UK scientists say they have developed a sunscreen that will actively repair sunburnt skin and may even help prevent skin cancer.
The lotion is undergoing lab testing
Like conventional suncreams, the lotion filters the sun's harmful rays.
But an extra ingredient means it also helps mop up the free iron released when skin burns, the Bath University team found.
This reduces inflammation, pain and prevents the build up of cancer-causing free radicals triggered by sunlight.
The new ingredient - called a chelator - is light-responsive, meaning it only becomes active when it is exposed to UV radiation in sunlight.
This should avoid any side effects that might result from long-term exposure to the active form of the drug, the authors told the Journal of Investigative Dermatology.
Dr Charareh Pourzand, along with colleagues at Nottingham University, is currently testing prototypes of the ingredient in the laboratory, but expects to begin human trials in the next two to three years.
She said: "When skin is exposed to high doses of sunlight, such as when you are sunbathing, a massive amount of free iron is released in skin cells.
"This free iron can act as catalysts for the generation of more harmful free radicals that cause severe cell damage.
"Many forms of cancer are thought to be the result of reactions between free radicals and DNA, causing mutations that can disrupt the cell cycle and potentially lead to cancer.
"We wanted to find a way of mopping up sunlight-generated free iron that produce harmful radicals during exposure to bright sunlight in order to prevent the unwanted side reactions that can lead to skin damage and ultimately cancer."
She said the best way to do this was to use chelators - drugs that bind and export iron from the body.
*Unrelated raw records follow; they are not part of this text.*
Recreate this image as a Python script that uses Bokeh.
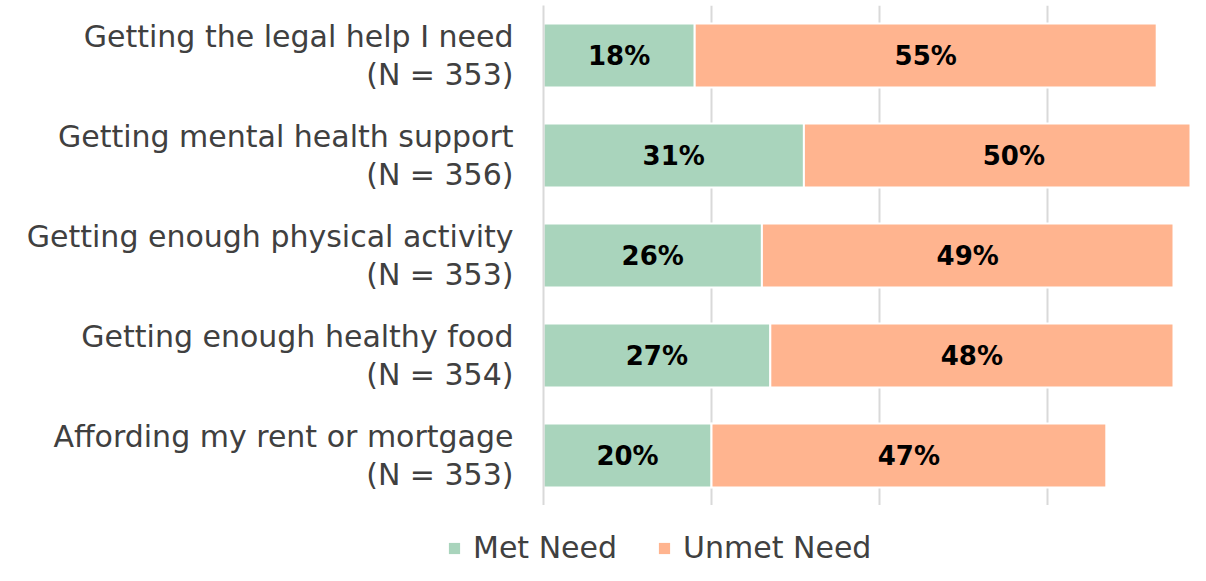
from bokeh.plotting import figure
from bokeh.models import ColumnDataSource, Range1d, FactorRange, Legend, LegendItem, FixedTicker
from bokeh.layouts import column
from bokeh.core.properties import value
from bokeh.embed import file_html
from bokeh.resources import INLINE

categories = [
    "Getting the legal help I need\n(N = 353)",
    "Getting mental health support\n(N = 356)",
    "Getting enough physical activity\n(N = 353)",
    "Getting enough healthy food\n(N = 354)",
    "Affording my rent or mortgage\n(N = 353)",
]
met = [18, 31, 26, 27, 20]
unmet = [55, 50, 49, 48, 47]
series = ["Met Need", "Unmet Need"]
colors = ["#a9d4bc", "#ffb48f"]

src = ColumnDataSource(dict(
    cat=categories,
    met=met,
    unmet=unmet,
    met_end=met,
    unmet_end=[m + u for m, u in zip(met, unmet)],
    met_mid=[m / 2 for m in met],
    unmet_mid=[m + u / 2 for m, u in zip(met, unmet)],
    met_lbl=[f"{m}%" for m in met],
    unmet_lbl=[f"{u}%" for u in unmet],
))

p = figure(
    y_range=FactorRange(*reversed(categories)),
    x_range=Range1d(0, 647 / 8.4),
    width=1190, height=505,
    output_backend="svg", toolbar_location=None,
    min_border_left=543, min_border_right=0, min_border_top=5, min_border_bottom=0,
)
p.frame_align = False
p.outline_line_color = None
p.xaxis.visible = False
p.ygrid.visible = False
p.xgrid.ticker = FixedTicker(ticks=[0, 20, 40, 60, 80])
p.xgrid.grid_line_color = "#d9d9d9"
p.xgrid.grid_line_width = 2

yax = p.yaxis[0]
yax.axis_line_color = "#d9d9d9"
yax.axis_line_width = 2
yax.major_tick_line_color = None
yax.minor_tick_line_color = None
yax.major_label_standoff = 24
yax.major_label_text_font = "DejaVu Sans"
yax.major_label_text_font_size = "30px"
yax.major_label_text_color = "#404040"
yax.major_label_text_line_height = 1.09

r1 = p.hbar(y="cat", left=0, right="met_end", height=0.64, source=src,
            fill_color=colors[0], line_color="white", line_width=2)
r2 = p.hbar(y="cat", left="met_end", right="unmet_end", height=0.64, source=src,
            fill_color=colors[1], line_color="white", line_width=2)

for xcol, tcol in (("met_mid", "met_lbl"), ("unmet_mid", "unmet_lbl")):
    p.text(x=xcol, y="cat", text=tcol, source=src, text_align="center",
           text_baseline="middle", text_font=value("DejaVu Sans"),
           text_font_style="bold", text_font_size="26px", text_color="black")

# legend strip below the chart (its own renderers sit outside its visible range)
lg = figure(width=1190, height=60, x_range=Range1d(-2, -1),
            y_range=FactorRange(*reversed(categories)),
            output_backend="svg", toolbar_location=None,
            min_border_left=0, min_border_right=0, min_border_top=0, min_border_bottom=0)
lg.frame_align = False
lg.outline_line_color = None
lg.axis.visible = False
lg.grid.visible = False
d1 = lg.hbar(y="cat", left=0, right="met_end", height=0.64, source=src,
             fill_color=colors[0], line_color=None)
d2 = lg.hbar(y="cat", left="met_end", right="unmet_end", height=0.64, source=src,
             fill_color=colors[1], line_color=None)

legend = Legend(
    items=[LegendItem(label=series[0], renderers=[d1]),
           LegendItem(label=series[1], renderers=[d2])],
    orientation="horizontal", location=(447, 0),
    border_line_color=None, background_fill_alpha=0,
    label_text_font="DejaVu Sans", label_text_font_size="30px",
    label_text_color="#404040", glyph_width=14, glyph_height=14,
    spacing=40, padding=0, margin=0, label_standoff=12,
)
lg.add_layout(legend)

layout = column(p, lg, spacing=0)
open("out.html", "w").write(file_html(layout, INLINE))
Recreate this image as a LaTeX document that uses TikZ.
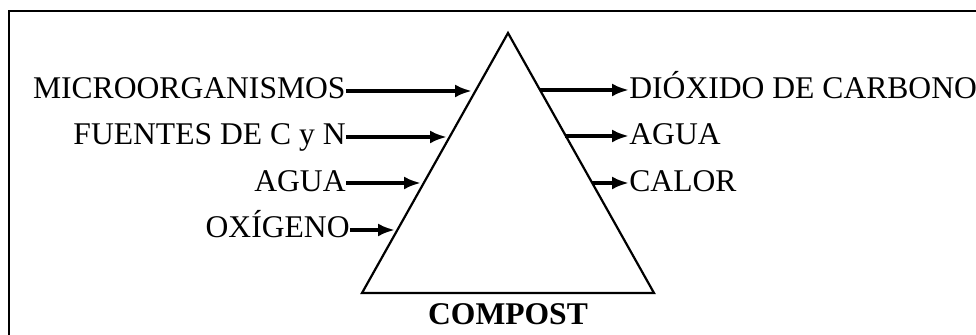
\documentclass[tikz,border=0pt]{standalone}
\usepackage{fontspec}
\setmainfont{Liberation Serif}
\usetikzlibrary{arrows.meta}
\begin{document}
\begin{tikzpicture}[x=0.5pt,y=-0.5pt,
  lbl/.style={inner sep=0pt,font=\fontsize{15.8}{18}\selectfont},
  arr/.style={line width=1.7pt,-{Latex[length=8.5pt,width=6.5pt]}},
  edge/.style={line width=1.1pt,line join=miter}]
\useasboundingbox (0,0) rectangle (976,335);
\clip (0,0) rectangle (976,335);
\draw[line width=0.9pt] (9,11) rectangle (1000,360);
% triangle
\coordinate (T) at (508,33);
\coordinate (BL) at (362,293);
\coordinate (BR) at (654,293);
\draw[edge] (T) -- (BL) -- (BR) -- cycle;
% inputs
\node[lbl,anchor=base east] (m) at (346,98.3) {MICROORGANISMOS};
\node[lbl,anchor=base east] (f) at (346,144.6) {FUENTES DE C y N};
\node[lbl,anchor=base east] (a) at (346,191.6) {AGUA};
\node[lbl,anchor=base east] (o) at (350,237.3) {OXÍGENO};
\coordinate (m2) at (472,91);
\coordinate (f2) at (447,137);
\coordinate (a2) at (421,183);
\coordinate (o2) at (395,230);
\draw[arr] (m.east |- m2) -- (m2);
\draw[arr] (f.east |- f2) -- (f2);
\draw[arr] (a.east |- a2) -- (a2);
\draw[arr] (o.east |- o2) -- (o2);
% outputs
\node[lbl,anchor=base west] (d) at (629,98.3) {DIÓXIDO DE CARBONO};
\node[lbl,anchor=base west] (w) at (629,144.6) {AGUA};
\node[lbl,anchor=base west] (c) at (629,191.6) {CALOR};
\coordinate (d1) at (540,90);
\coordinate (w1) at (565,136);
\coordinate (c1) at (592,183);
\draw[arr] (d1) -- (d.west |- d1);
\draw[arr] (w1) -- (w.west |- w1);
\draw[arr] (c1) -- (c.west |- c1);
\node[lbl,anchor=base,font=\fontsize{15.8}{18}\selectfont\bfseries] (k) at (508,325) {COMPOST};
\end{tikzpicture}
\end{document}
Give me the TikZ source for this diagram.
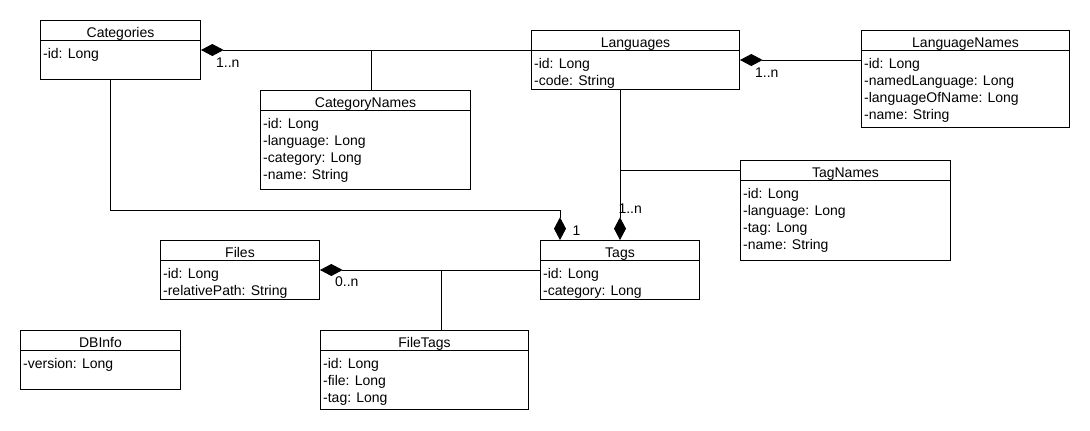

"However, long term use of chelators can be toxic for cells as it starves them of the iron necessary for normal biological processes, for example the red blood cells that transport oxygen around the body need iron to work," he said.
The researchers hope that new sunscreens containing these components will also last longer than conventional sunscreen lotions.
Dr Emma Knight of Cancer Research UK said: "This is an interesting study but the research is still at a very early stage.
"Much more work is crucial before we will know whether this approach has potential for preventing skin cancer.
"When we are trying to protect ourselves from sunburn and skin cancer, sunscreens should be used as a last line of defence.
"The most important thing is to avoid burning by spending time in the shade between 11-3, and covering up with a T-shirt, hat and sunglasses."